Meeting in front of the museum.

The museum had several excellent exhibits, including “By Looking Back, We Look Forward,” by Roger Shimomura and “The Usual Suspects” by Carrie Mae Weems.

The Roger Shimomura Exhibit

After spending time at the museum, we went to Noisette Bakery to see an exhibit by Honors Librarian Claire Dannenbaum.

Noisette Pastry Counter

Claire joined us for the field trip. While we ate, she shared information about her work and answered questions.

Claire’s Bio

You can follow Claire on her blog!

Community Events

Our program regularly invites the honors students to attend campus and community events, and we ask students to try to attend at least one per term. We recognize how much learning takes place outside of the classroom, and we also want to enrich our students’ college experience as much as possible. Events range from lectures to the upcoming screening of the award-winning documentary, A2-B-C, about the Fukushima nuclear disaster (more on that in a later post) to art talks and art exhibits. For instance, last year we attended art talks by J.S. Bird and Julie Green. We recently heard Lane art faculty members, Kathleen Caprario and Gabriella Soraci, discuss their current exhibit, Constructed Dreams, at the LCC Art Gallery. Kathleen also teaches our honors Basic Design class.

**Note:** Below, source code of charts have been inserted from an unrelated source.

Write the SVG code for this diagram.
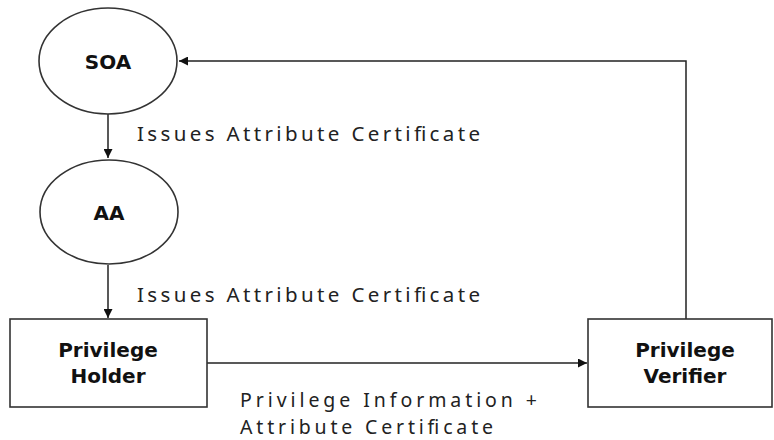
<svg xmlns="http://www.w3.org/2000/svg" width="774" height="440" viewBox="0 0 774 440">
  <style>
    .shape { fill: #ffffff; stroke: #333333; stroke-width: 1.6; }
    .node-text { font-family: "DejaVu Sans", "Liberation Sans", sans-serif; font-weight: bold; font-size: 20px; fill: #111111; text-anchor: middle; }
    .label { font-family: "Noto Sans", "Open Sans", "Liberation Sans", sans-serif; font-size: 20.5px; fill: #222222; }
    .label-sm { font-family: "Noto Sans", "Open Sans", "Liberation Sans", sans-serif; font-size: 19.5px; fill: #222222; }
    .conn { fill: none; stroke: #222222; stroke-width: 1.5; }
  </style>
  <defs>
    <marker id="arrow" viewBox="0 0 10 10" refX="10" refY="5" markerWidth="9" markerHeight="9" markerUnits="userSpaceOnUse" orient="auto">
      <path d="M0,0 L10,5 L0,10 z" fill="#111111"/>
    </marker>
  </defs>
  <rect width="774" height="440" fill="#ffffff"/>

  <g id="connectors">
    <line class="conn" x1="108" y1="114" x2="108" y2="158" marker-end="url(#arrow)"/>
    <line class="conn" x1="108" y1="265" x2="108" y2="318" marker-end="url(#arrow)"/>
    <line class="conn" x1="207" y1="363" x2="587" y2="363" marker-end="url(#arrow)"/>
    <polyline class="conn" points="686,319 686,61 179,61" marker-end="url(#arrow)"/>
  </g>

  <g id="labels">
    <text class="label" x="137" y="141" textLength="343" lengthAdjust="spacing">Issues Attribute Certificate</text>
    <text class="label" x="137" y="302" textLength="343" lengthAdjust="spacing">Issues Attribute Certificate</text>
    <text class="label-sm" x="240" y="407" textLength="297" lengthAdjust="spacing">Privilege Information +</text>
    <text class="label-sm" x="240" y="434" textLength="253" lengthAdjust="spacing">Attribute Certificate</text>
  </g>

  <g id="soa">
    <ellipse class="shape" cx="108" cy="61" rx="69" ry="53"/>
    <text class="node-text" x="108" y="69">SOA</text>
  </g>

  <g id="aa">
    <ellipse class="shape" cx="109" cy="212" rx="69" ry="52"/>
    <text class="node-text" x="109" y="220">AA</text>
  </g>

  <g id="privilege-holder">
    <rect class="shape" x="10" y="319" width="197" height="88"/>
    <text class="node-text" x="108" y="357">Privilege</text>
    <text class="node-text" x="108" y="383">Holder</text>
  </g>

  <g id="privilege-verifier">
    <rect class="shape" x="588" y="319" width="184" height="88"/>
    <text class="node-text" x="685" y="357">Privilege</text>
    <text class="node-text" x="685" y="383">Verifier</text>
  </g>
</svg>
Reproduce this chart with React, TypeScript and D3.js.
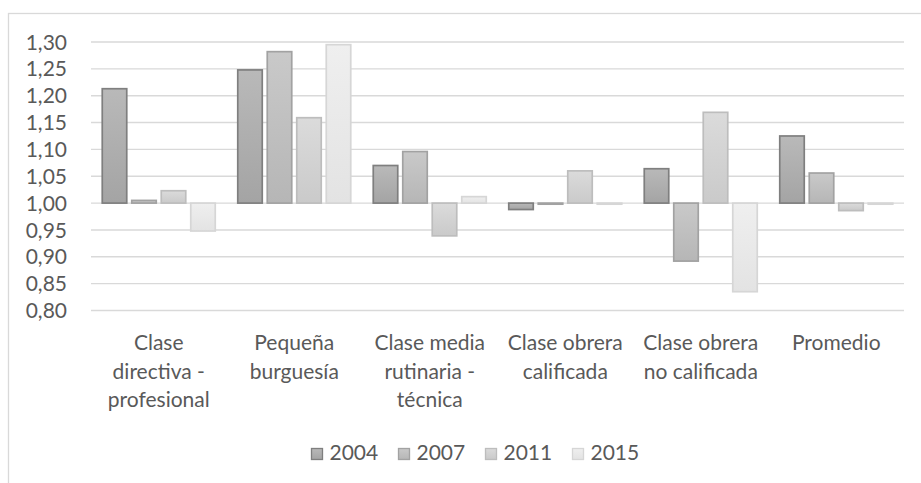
import React from "react";
import * as d3 from "d3";

const categories = [
  ["Clase", "directiva -", "profesional"],
  ["Pequeña", "burguesía"],
  ["Clase media", "rutinaria -", "técnica"],
  ["Clase obrera", "calificada"],
  ["Clase obrera", "no calificada"],
  ["Promedio"],
];
const seriesNames = ["2004", "2007", "2011", "2015"];
const v2004 = [1.213, 1.248, 1.07, 0.988, 1.064, 1.125];
const v2007 = [1.005, 1.282, 1.096, 0.998, 0.892, 1.056];
const v2011 = [1.023, 1.159, 0.939, 1.06, 1.169, 0.986];
const v2015 = [0.948, 1.295, 1.012, 0.998, 0.835, 0.998];
const yTicks = [0.8, 0.85, 0.9, 0.95, 1.0, 1.05, 1.1, 1.15, 1.2, 1.25, 1.3];

const seriesValues = [v2004, v2007, v2011, v2015];
const fills = [
  ["#b9b9b9", "#a4a4a4"],
  ["#c9c9c9", "#b6b6b6"],
  ["#dbdbdb", "#cacaca"],
  ["#efefef", "#e3e3e3"],
];
const strokes = ["#7f7f7f", "#a2a2a2", "#bdbdbd", "#d6d6d6"];

export default function App() {
  const W = 921, H = 483;
  const left = 91, right = 904;
  const y = d3.scaleLinear().domain([0.8, 1.3]).range([310.5, 42]);
  const x0 = d3.scaleBand<number>().domain(d3.range(categories.length)).range([left, right]).padding(0);
  const groupW = 118;
  const x1 = d3.scaleBand<string>().domain(seriesNames).range([0, groupW]).padding(0);
  const barW = x1.bandwidth() - 5;
  const font = "Lato, 'Open Sans', sans-serif";
  const textColor = "#595959";
  const base = y(1.0);

  const legendStart = 311;
  const legendStep = 87;

  return (
    <svg width={W} height={H} style={{ position: "absolute", left: 0, top: 0 }}>
      <defs>
        {fills.map((f, i) => (
          <linearGradient key={i} id={`g${i}`} x1="0" y1="0" x2="0" y2="1">
            <stop offset="0" stopColor={f[0]} />
            <stop offset="1" stopColor={f[1]} />
          </linearGradient>
        ))}
      </defs>
      <rect x={0} y={0} width={W} height={H} fill="#fff" />
      <rect x={8.5} y={13.5} width={W + 20} height={H + 20} fill="none" stroke="#d9d9d9" strokeWidth={1.3} />
      {yTicks.map((t) => (
        <g key={t}>
          <line x1={left} x2={right} y1={y(t)} y2={y(t)} stroke="#d9d9d9" strokeWidth={1.4} />
          <text x={67} y={y(t)} dy="0.36em" textAnchor="end" fontFamily={font} fontSize={21} fill={textColor}>
            {d3.format(".2f")(t).replace(".", ",")}
          </text>
        </g>
      ))}
      {seriesValues.map((vals, si) =>
        vals.map((v, ci) => {
          const bx = (x0(ci) as number) + (x0.bandwidth() - groupW) / 2 + (x1(seriesNames[si]) as number) + 2.5;
          const top = Math.min(y(v), base);
          const h = Math.max(Math.abs(y(v) - base), 0.5);
          return (
            <rect key={`${si}-${ci}`} x={bx} y={top} width={barW} height={h}
              fill={`url(#g${si})`} stroke={strokes[si]} strokeWidth={1.7} />
          );
        })
      )}
      {categories.map((lines, ci) => (
        <text key={ci} textAnchor="middle" fontFamily={font} fontSize={21} fill={textColor}>
          {lines.map((l, li) => (
            <tspan key={li} x={(x0(ci) as number) + x0.bandwidth() / 2} y={350 + li * 28.5}>{l}</tspan>
          ))}
        </text>
      ))}
      {seriesNames.map((s, i) => (
        <g key={s} transform={`translate(${legendStart + i * legendStep},0)`}>
          <rect x={0.5} y={448.5} width={11} height={11} fill={`url(#g${i})`} stroke={strokes[i]} strokeWidth={1.3} />
          <text x={18.5} y={460} fontFamily={font} fontSize={21} fill={textColor}>{s}</text>
        </g>
      ))}
    </svg>
  );
}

Kathleen Caprario (left) and Gabriella Soraci (right)

These kinds of activities are, as Theresa A. James suggests, “an important means of creating close ties among the participants of the honors program and between the honors program and the community” (A Handbook for Honors Programs at Two-Year Colleges, 62). They also expand students’ awareness of the many opportunities available to them and encourage students to seek out these experiences on their own or with their peers. Realizing that these events are vital aspects of the college experience not only impacts students’ time at a community college. It increases their chances of seeking out these kinds of opportunities on university campuses when they transfer.

There are challenges, of course, to getting students to attend the events, especially at a two-year college commuter campus. Students don’t live on or near campus, and many of them commute by bus. They are also balancing jobs, families, and other commitments, which makes attending events more difficult. Turnout at off-campus venues has been low so far. On-campus events have been more successful because they are held at different times, allowing students to select the events that fit their schedules. In the upcoming year, we’ll work toward increasing the number of these opportunities so that students will find it easier to participate in at least one per term.